You’re not limited to only using heredoc delimiters. You can pass additional messages to them. This is because heredocs are strings which means you can send any string-related message. The most common use case is striping whitespace. Example:

puts <<~TEXT.strip

  This is a multiline demonstration
  with additional messages.

TEXT

# This is a multiline demonstration
# with additional messages.

Notice the leading and trailing whitespace was removed by passing the #strip message. You’re not limited to a single message, you can chain them as well. Example:

puts <<~TEXT.strip.upcase

  This is a multiline demonstration
  with additional messages.

TEXT

# THIS IS A MULTILINE DEMONSTRATION
# WITH ADDITIONAL MESSAGES.

This time we stripped all whitespace and uppercased the entire message. Nice.

💡 While powerful, chaining multiple messages shouldn’t be abused. As a rule of thumb, one to two chained messages should be the limit. You also don’t want to end up chaining across multiple lines either as the readability and maintenance of your code will degrade.

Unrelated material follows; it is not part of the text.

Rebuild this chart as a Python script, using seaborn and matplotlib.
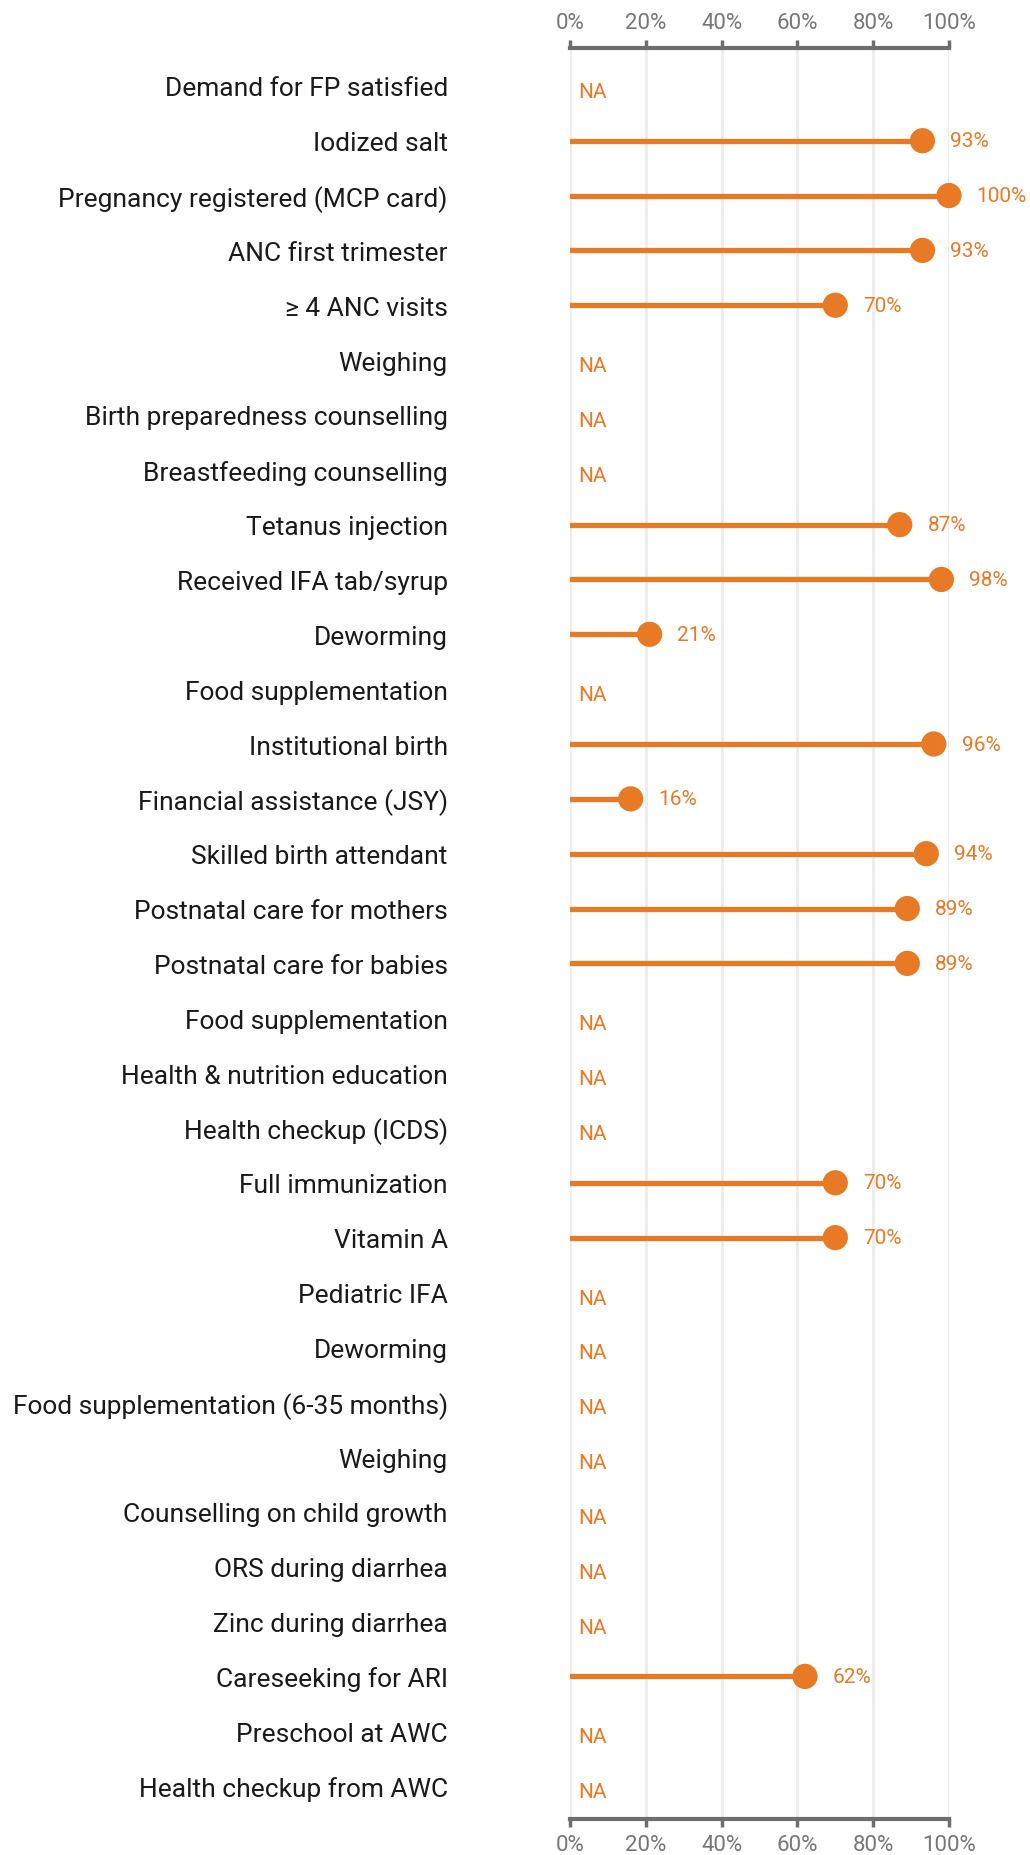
import matplotlib
matplotlib.use('Agg')
import matplotlib.pyplot as plt
import numpy as np
import pandas as pd
import seaborn as sns

indicators = [
    'Demand for FP satisfied', 'Iodized salt', 'Pregnancy registered (MCP card)',
    'ANC first trimester', '≥ 4 ANC visits', 'Weighing',
    'Birth preparedness counselling', 'Breastfeeding counselling',
    'Tetanus injection', 'Received IFA tab/syrup', 'Deworming',
    'Food supplementation', 'Institutional birth', 'Financial assistance (JSY)',
    'Skilled birth attendant', 'Postnatal care for mothers',
    'Postnatal care for babies', 'Food supplementation',
    'Health & nutrition education', 'Health checkup (ICDS)',
    'Full immunization', 'Vitamin A', 'Pediatric IFA', 'Deworming',
    'Food supplementation (6-35 months)', 'Weighing',
    'Counselling on child growth', 'ORS during diarrhea', 'Zinc during diarrhea',
    'Careseeking for ARI', 'Preschool at AWC', 'Health checkup from AWC',
]
values = [
    None, 93, 100, 93, 70, None, None, None, 87, 98, 21, None, 96, 16, 94, 89,
    89, None, None, None, 70, 70, None, None, None, None, None, None, None, 62,
    None, None,
]
x_ticks = [0, 20, 40, 60, 80, 100]

ORANGE = '#e87a25'

df = pd.DataFrame({'indicator': indicators, 'value': values})
df['row'] = np.arange(len(df))
df['value'] = pd.to_numeric(df['value'])
have = df.dropna(subset=['value'])
missing = df[df['value'].isna()]

sns.set_theme(style='white')
plt.rcParams['font.family'] = ['Roboto', 'DejaVu Sans']

fig = plt.figure(figsize=(10.30, 18.56), dpi=100)
ax = fig.add_axes([570 / 1030, 1 - 1820 / 1856, 379 / 1030, (1820 - 49) / 1856])

for t in x_ticks:
    ax.axvline(t, color='#efede9', lw=2.2, zorder=0)

ax.hlines(have['row'], -0.6, have['value'], color=ORANGE, lw=3.8, zorder=2)
sns.scatterplot(data=have, x='value', y='row', s=330, color=ORANGE,
                edgecolor='none', ax=ax, zorder=3, clip_on=False)

for _, r in have.iterrows():
    ax.annotate(f"{r['value']:.0f}%", (r['value'], r['row']), xytext=(20, 0),
                textcoords='offset points', va='center', ha='left',
                color=ORANGE, fontsize=15, annotation_clip=False)
for _, r in missing.iterrows():
    ax.annotate('NA', (0, r['row']), xytext=(6, -4), textcoords='offset points',
                va='center', ha='left', color=ORANGE, fontsize=15)

ax.set_xlim(0, 100)
ax.set_ylim(31.6, -0.69)
ax.set_xticks(x_ticks)
ax.set_xticklabels([f'{t}%' for t in x_ticks])
ax.set_yticks(df['row'])
ax.set_yticklabels(df['indicator'])
ax.set_xlabel('')
ax.set_ylabel('')

for side in ['left', 'right']:
    ax.spines[side].set_visible(False)
for side in ['top', 'bottom']:
    ax.spines[side].set_visible(True)
    ax.spines[side].set_color('#6e6e6e')
    ax.spines[side].set_linewidth(3)

ax.tick_params(axis='x', which='both', top=True, bottom=True, labeltop=True,
               labelbottom=True, direction='out', length=6, width=2.5,
               color='#6e6e6e', labelcolor='#777777', labelsize=16, pad=5)
ax.tick_params(axis='y', length=0, pad=88, labelsize=19, labelcolor='#1a1a1a')

fig.savefig('out.png', dpi=100)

Taking this a step further, you can use regular expressions in conjunction with your heredoc. Consider the following (albeit slightly subtle):

puts <<~CONTENT.gsub(/^(?=\w)/, "  ")
  puts "Running setup..."

  puts "Configuring databases..."
  Runner.call "bin/hanami db setup"
CONTENT

#   puts "Running setup..."
#
#   puts "Configuring databases..."
#   Runner.call "bin/hanami db setup"

With the above, we have a regular expression that looks for any line that begins (i.e. ^) with a word character via a look ahead expression (i.e. (?=\w)). This ensures you can indent all lines, by two spaces, that begin with a word while skipping lines that don’t. In this case, the blank line between two puts doesn’t need indentation. This might not seem all that significant but is important for testing purposes when you need to insert heredoc content within a file where you don’t want to see blank lines unnecessarily indented. Thankfully, regular expressions make this simple to achieve.

Conclusion

Heredocs are powerful when used judiciously. Hopefully, this look at heredocs has leveled you up so you can apply these techniques to your own code. Enjoy!